**Exercise brief**
List all lines of the data that include the string "chart".

**Raw data**
►
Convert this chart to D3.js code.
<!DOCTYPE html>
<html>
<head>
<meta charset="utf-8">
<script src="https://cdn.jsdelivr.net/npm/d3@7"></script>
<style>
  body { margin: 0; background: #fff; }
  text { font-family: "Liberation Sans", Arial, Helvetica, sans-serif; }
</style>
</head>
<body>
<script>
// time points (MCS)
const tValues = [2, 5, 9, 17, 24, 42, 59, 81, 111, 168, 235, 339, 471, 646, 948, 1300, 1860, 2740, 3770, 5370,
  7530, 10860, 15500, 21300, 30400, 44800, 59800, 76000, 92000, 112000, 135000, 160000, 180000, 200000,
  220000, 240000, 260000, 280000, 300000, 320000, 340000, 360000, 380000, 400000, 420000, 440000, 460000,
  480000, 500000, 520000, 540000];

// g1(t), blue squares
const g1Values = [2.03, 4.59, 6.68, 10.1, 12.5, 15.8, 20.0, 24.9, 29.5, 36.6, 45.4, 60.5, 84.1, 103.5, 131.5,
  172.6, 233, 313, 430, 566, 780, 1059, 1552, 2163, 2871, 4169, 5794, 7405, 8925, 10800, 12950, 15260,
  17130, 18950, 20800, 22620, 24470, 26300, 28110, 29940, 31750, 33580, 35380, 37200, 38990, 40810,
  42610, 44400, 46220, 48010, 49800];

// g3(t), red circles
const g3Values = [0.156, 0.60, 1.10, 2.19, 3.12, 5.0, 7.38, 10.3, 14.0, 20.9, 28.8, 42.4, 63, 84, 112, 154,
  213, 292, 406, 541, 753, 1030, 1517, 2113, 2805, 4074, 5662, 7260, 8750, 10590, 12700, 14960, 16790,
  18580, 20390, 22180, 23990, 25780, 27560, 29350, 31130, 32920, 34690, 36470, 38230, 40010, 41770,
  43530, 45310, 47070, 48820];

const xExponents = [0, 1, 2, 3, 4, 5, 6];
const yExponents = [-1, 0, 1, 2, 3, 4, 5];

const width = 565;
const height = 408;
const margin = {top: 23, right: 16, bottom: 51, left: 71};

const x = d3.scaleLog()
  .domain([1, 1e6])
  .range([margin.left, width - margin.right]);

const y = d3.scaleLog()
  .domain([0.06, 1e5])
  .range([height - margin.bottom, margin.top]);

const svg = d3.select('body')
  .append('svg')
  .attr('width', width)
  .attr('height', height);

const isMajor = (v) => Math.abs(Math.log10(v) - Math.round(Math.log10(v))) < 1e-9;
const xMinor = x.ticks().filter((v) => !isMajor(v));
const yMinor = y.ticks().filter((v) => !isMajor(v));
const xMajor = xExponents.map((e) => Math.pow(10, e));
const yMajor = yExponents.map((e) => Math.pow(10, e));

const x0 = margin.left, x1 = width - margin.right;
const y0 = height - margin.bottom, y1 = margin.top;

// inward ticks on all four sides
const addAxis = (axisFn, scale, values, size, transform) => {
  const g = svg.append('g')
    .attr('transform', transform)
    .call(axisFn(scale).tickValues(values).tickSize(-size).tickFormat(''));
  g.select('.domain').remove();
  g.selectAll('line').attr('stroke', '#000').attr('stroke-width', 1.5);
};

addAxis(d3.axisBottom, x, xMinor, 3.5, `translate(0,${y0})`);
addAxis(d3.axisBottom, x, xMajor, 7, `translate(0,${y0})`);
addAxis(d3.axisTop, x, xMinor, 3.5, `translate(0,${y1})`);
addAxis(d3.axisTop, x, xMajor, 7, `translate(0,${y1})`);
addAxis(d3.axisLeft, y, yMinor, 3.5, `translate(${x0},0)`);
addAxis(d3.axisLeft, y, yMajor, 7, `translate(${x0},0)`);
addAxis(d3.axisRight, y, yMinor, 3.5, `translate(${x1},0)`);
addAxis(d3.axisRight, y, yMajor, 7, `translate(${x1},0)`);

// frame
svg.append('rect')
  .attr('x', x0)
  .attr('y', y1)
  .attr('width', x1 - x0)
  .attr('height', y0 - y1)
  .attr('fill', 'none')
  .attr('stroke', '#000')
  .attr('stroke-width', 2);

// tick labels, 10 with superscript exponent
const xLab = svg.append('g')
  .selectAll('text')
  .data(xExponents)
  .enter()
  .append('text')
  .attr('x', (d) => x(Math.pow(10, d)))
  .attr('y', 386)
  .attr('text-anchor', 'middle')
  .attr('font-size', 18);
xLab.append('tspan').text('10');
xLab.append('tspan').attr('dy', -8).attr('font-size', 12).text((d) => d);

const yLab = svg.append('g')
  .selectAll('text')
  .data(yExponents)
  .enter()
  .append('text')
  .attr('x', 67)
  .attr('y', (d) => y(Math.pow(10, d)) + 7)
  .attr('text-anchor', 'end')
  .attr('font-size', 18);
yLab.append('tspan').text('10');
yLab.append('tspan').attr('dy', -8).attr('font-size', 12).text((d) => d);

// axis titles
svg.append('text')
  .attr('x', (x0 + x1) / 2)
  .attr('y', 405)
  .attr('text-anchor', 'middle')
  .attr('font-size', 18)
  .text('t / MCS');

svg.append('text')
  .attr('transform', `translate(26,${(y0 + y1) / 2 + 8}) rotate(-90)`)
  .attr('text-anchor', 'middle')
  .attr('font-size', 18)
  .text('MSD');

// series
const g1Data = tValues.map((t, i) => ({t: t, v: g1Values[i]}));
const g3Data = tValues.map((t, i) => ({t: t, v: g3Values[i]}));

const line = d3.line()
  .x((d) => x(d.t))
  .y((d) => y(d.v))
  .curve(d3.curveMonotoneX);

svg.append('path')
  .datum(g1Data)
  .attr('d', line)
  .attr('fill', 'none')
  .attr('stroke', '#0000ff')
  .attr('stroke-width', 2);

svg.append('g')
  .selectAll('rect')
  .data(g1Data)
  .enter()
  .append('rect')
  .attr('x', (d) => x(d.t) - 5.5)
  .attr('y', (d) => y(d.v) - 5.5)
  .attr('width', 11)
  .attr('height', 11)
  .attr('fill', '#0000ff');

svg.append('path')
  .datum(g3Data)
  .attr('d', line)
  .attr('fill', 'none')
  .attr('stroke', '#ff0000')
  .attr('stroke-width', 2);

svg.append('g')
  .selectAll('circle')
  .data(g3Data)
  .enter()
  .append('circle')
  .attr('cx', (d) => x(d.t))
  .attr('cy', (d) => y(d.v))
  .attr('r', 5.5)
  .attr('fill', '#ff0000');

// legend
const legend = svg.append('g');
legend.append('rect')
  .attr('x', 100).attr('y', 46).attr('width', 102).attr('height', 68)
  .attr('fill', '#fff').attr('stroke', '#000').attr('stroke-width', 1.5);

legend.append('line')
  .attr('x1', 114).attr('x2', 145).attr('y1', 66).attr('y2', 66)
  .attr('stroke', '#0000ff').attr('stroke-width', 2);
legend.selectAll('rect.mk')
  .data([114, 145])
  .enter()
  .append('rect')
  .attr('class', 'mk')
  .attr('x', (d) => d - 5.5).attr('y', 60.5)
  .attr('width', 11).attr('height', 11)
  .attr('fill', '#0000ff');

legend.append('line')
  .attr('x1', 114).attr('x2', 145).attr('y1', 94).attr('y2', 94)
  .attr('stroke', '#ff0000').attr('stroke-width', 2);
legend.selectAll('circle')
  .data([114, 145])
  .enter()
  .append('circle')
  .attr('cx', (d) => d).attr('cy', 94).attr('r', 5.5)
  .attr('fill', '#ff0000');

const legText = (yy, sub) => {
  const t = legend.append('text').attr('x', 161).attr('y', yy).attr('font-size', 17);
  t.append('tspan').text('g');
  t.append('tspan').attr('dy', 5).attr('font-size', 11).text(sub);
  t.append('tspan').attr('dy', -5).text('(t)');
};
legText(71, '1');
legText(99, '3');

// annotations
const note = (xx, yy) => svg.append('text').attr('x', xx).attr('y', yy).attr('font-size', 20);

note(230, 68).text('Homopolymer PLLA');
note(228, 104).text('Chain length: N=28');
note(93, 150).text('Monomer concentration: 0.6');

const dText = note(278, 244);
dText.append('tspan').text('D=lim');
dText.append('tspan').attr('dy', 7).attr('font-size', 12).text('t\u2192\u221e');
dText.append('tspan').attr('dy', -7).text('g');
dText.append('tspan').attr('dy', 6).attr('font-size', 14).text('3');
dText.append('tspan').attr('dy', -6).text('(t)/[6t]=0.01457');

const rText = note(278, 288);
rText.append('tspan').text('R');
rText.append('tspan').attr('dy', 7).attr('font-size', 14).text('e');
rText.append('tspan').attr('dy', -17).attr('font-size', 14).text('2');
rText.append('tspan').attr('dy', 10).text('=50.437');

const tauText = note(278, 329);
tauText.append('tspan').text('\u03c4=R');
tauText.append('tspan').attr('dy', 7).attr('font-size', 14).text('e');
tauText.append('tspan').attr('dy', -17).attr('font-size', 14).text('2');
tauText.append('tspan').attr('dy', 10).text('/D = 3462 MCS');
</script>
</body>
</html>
◄
►
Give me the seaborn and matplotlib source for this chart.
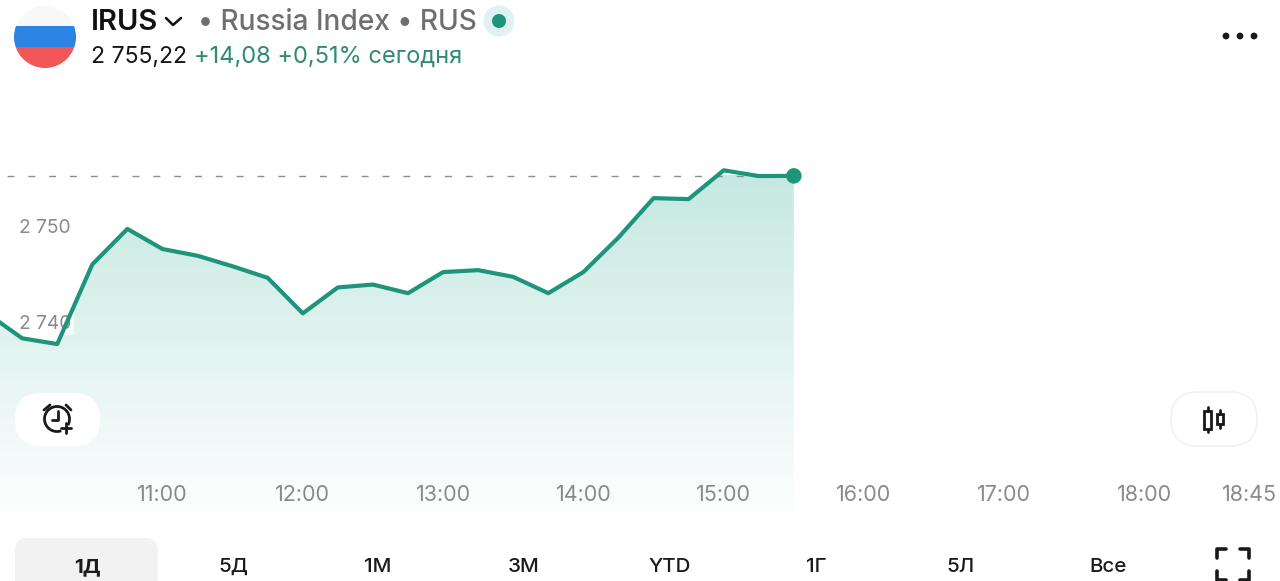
◄
**Reply**
Convert this chart to D3.js code.
Give me the seaborn and matplotlib source for this chart.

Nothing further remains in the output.